Если предположить, что в Японии не более двухсот открыто заявляющих о своей позиции социалистов, кажется странным, что правительство так беспокоится об их пропагандистской деятельности. <…> Если бы социалисты были настолько безумны, что прибегали бы к насилию, то было бы разумно со стороны правительства использовать полицию для установления гражданского мира, но их нельзя обвинить ни в чем подобном. Разве не они все время занимаются отрицанием войны, поскольку считают, что насилие никогда не находит оправдания? Мы можем сказать без какого бы то ни было преувеличения, что все японские социалисты в крайней степени миролюбивы и они точно не те люди, за которыми надо следить полиции. Наш девиз – гласность, и мы ничего не скрываем[140]

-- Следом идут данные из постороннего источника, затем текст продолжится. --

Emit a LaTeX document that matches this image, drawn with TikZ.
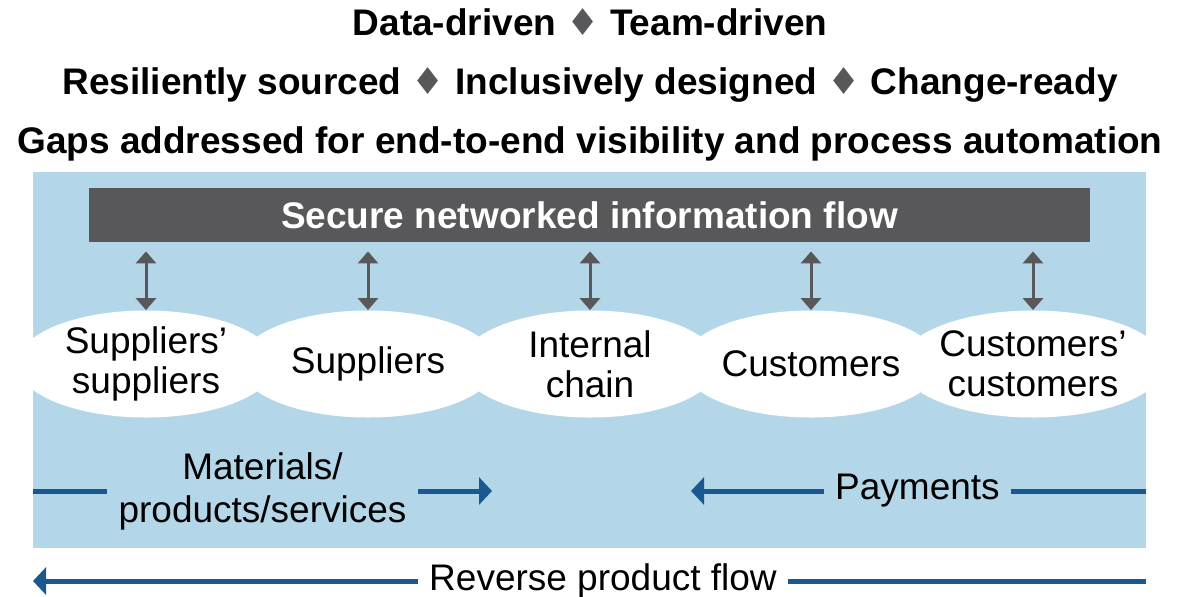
\documentclass[tikz,border=0pt]{standalone}
\usepackage{fontspec}
\setmainfont{Liberation Sans}
\newfontfamily\symfont{DejaVu Sans}
\usetikzlibrary{arrows.meta,shapes.geometric}

\definecolor{skyfill}{RGB}{179,215,232}
\definecolor{bargray}{RGB}{88,88,90}
\definecolor{flowblue}{RGB}{26,88,143}
\newcommand{\sepmark}{{\symfont\color{bargray}♦}}

\begin{document}
\begin{tikzpicture}[x=0.5pt,y=-0.5pt,
  headline/.style={anchor=base,font=\bfseries\fontsize{18.5}{21}\selectfont},
  stage/.style={ellipse,fill=white,minimum width=129pt,minimum height=53.5pt,
    inner sep=0pt,align=center,font=\fontsize{18.5}{20}\selectfont},
  flowtext/.style={inner xsep=5.5pt,align=center,font=\fontsize{18.5}{21.5}\selectfont},
  infolink/.style={draw=bargray,line width=1.5pt,>={Triangle[width=10pt,length=6pt]},<->},
  flowline/.style={draw=flowblue,line width=2.5pt},
  flowarrow/.style={flowline,-{Triangle[width=13.5pt,length=6.5pt]}}]
  \useasboundingbox (0,0) rectangle (1180,596);

  % Headlines
  \node[headline] (motto) at (590,35) {Data-driven \sepmark{} Team-driven};
  \node[headline] (traits) at (590,94) {Resiliently sourced \sepmark{} Inclusively designed \sepmark{} Change-ready};
  \node[headline] (gaps) at (590,153) {Gaps addressed for end-to-end visibility and process automation};

  % Light blue field
  \fill[skyfill] (33,172) rectangle (1146,548);

  % Information bar
  \node[fill=bargray,text=white,minimum width=500.5pt,minimum height=27pt,inner sep=0pt,
    font=\bfseries\fontsize{18.5}{21}\selectfont] (infobar) at (589.5,215) {Secure networked information flow};

  % Chain of stages, cut at the field edges
  \begin{scope}
    \clip (33,172) rectangle (1146,548);
    \node[stage] (supsup) at (146,364) {Suppliers’\\suppliers};
    \node[stage] (sup) at (368,364) {Suppliers};
    \node[stage] (internal) at (590,364) {Internal\\chain};
    \node[stage] (cust) at (811,364) {Customers};
    \node[stage] (custcust) at (1033,364) {Customers’\\customers};
  \end{scope}

  % Links to the information bar
  \draw[infolink,shorten <=4.5pt] (supsup.north |- infobar.south) -- (supsup.north);
  \draw[infolink,shorten <=4.5pt] (sup.north |- infobar.south) -- (sup.north);
  \draw[infolink,shorten <=4.5pt] (internal.north |- infobar.south) -- (internal.north);
  \draw[infolink,shorten <=4.5pt] (cust.north |- infobar.south) -- (cust.north);
  \draw[infolink,shorten <=4.5pt] (custcust.north |- infobar.south) -- (custcust.north);

  % Forward flow of goods
  \coordinate (matlstart) at (33,491);
  \coordinate (matlend) at (492,491);
  \node[flowtext] (matl) at (262.5,491) {Materials/\\products/services};
  \draw[flowline] (matlstart) -- (matl.west);
  \draw[flowarrow] (matl.east) -- (matlend);

  % Payments back
  \coordinate (paystart) at (1146,491);
  \coordinate (payend) at (691,491);
  \node[flowtext] (pay) at (917.5,491) {Payments};
  \draw[flowline] (paystart) -- (pay.east);
  \draw[flowarrow] (pay.west) -- (payend);

  % Reverse flow under the field
  \coordinate (revstart) at (1146,581);
  \coordinate (revend) at (33,581);
  \node[flowtext] (rev) at (603,581) {Reverse product flow};
  \draw[flowline] (revstart) -- (rev.east);
  \draw[flowarrow] (rev.west) -- (revend);

\end{tikzpicture}
\end{document}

.Тем не менее в глазах правительства социалисты продолжали оставаться угрозой для якобы единодушной поддержки войны в Японии, в особенности потому, что их лидеры выражали симпатию русским рабочим, подчеркивая, что они «товарищи, братья и сестры, и нет причин бороться друг с другом». Японские социалисты скорее выступали за порицание «милитаризма и так называемого патриотизма», чем за участие в войне[141]
. Однако на фоне растущих потерь в Порт-Артуре и призывов на борьбу с врагом жесткие меры правительства против антивоенных идей издания кажутся логичными. Когда в юбилейном выпуске от 13 ноября 1904 года газета опубликовала перевод Коммунистического манифеста вместе с портретами Маркса, Энгельса и других важных политических фигур левого движения, таких как Август Бебель (1840–1913) и Фердинанд Лассаль (1825–1864), полиция вмешалась, запретив тираж номера с Коммунистическим манифестом [Kublin 1950: 332]. Наконец газета объявила о самороспуске, и ее заменило издание «Тёкуген» («Прямой разговор»), ставшее новым официальным рупором социалистического движения Японии. Однако движение потеряло своих лидеров, поскольку Сакаи и Котоку находились в трюме, и антивоенное движение стало затухать. Хотя «Тёкуген» издавали до самого конца войны, эта газета никогда не была такой же популярной, как «Хэймин синбун».Несмотря на то что японское правительство рьяно преследовало социалистов в стране, война оказала на них некоторое положительное влияние, поскольку, в частности, интернационализация японских левых ускорилась и усилилась. Если Катаяма «нес знамя международного социализма от Америки до Европы» [Kublin 1950: 333][142]
, то война также стала причиной роста интереса к международным левым организациям в Японии. Некоторые левые, выступающие против войны, в результате давления правительства еще более радикализировались. Лучшим примером такой трансформации может быть случай Сюсуя Котоку. После нескольких месяцев в тюрьме он превратился из марксиста в радикального анархиста, отрицающего политический и общественный порядок современной ему Японии. Кроме того, он утверждал, что критику правительства и изменение общества следует готовить и осуществлять тайно [Kublin 1950: 338]. Следовательно, давление правительства на левых в Японии увеличило радикальный потенциал этого политического спектра и вымостило дорогу к более агрессивному противостоянию в будущем. Когда «Хэймин синбун» официально закрыли в октябре 1905 года, произошло это потому, что издатели были вынуждены так поступить из-за военного положения, объявленного после беспрецедентных протестов против условий Портсмутского мирного договора. Как верно заметила Наоко Симадзу, несмотря на ее краткость, «антивоенная кампания “Хэймин синбун” представляла собой самую безжалостную критику войны, обнаруживающую ее тяготы, о которых ранее никто не говорил» [Shimazu 2008: 38]. Также в этой газете критиковали публикации других СМИ, из-за которых у населения появилась надежда на большие контрибуции и территориальные завоевания благодаря войне, а поскольку затем эти надежды не оправдались, все это спровоцировало недовольство мирным договором. Однако издательства уже получили прибыль от продажи газет и специальных выпусков о войне, нажившись на торговле героическим японским национализмом.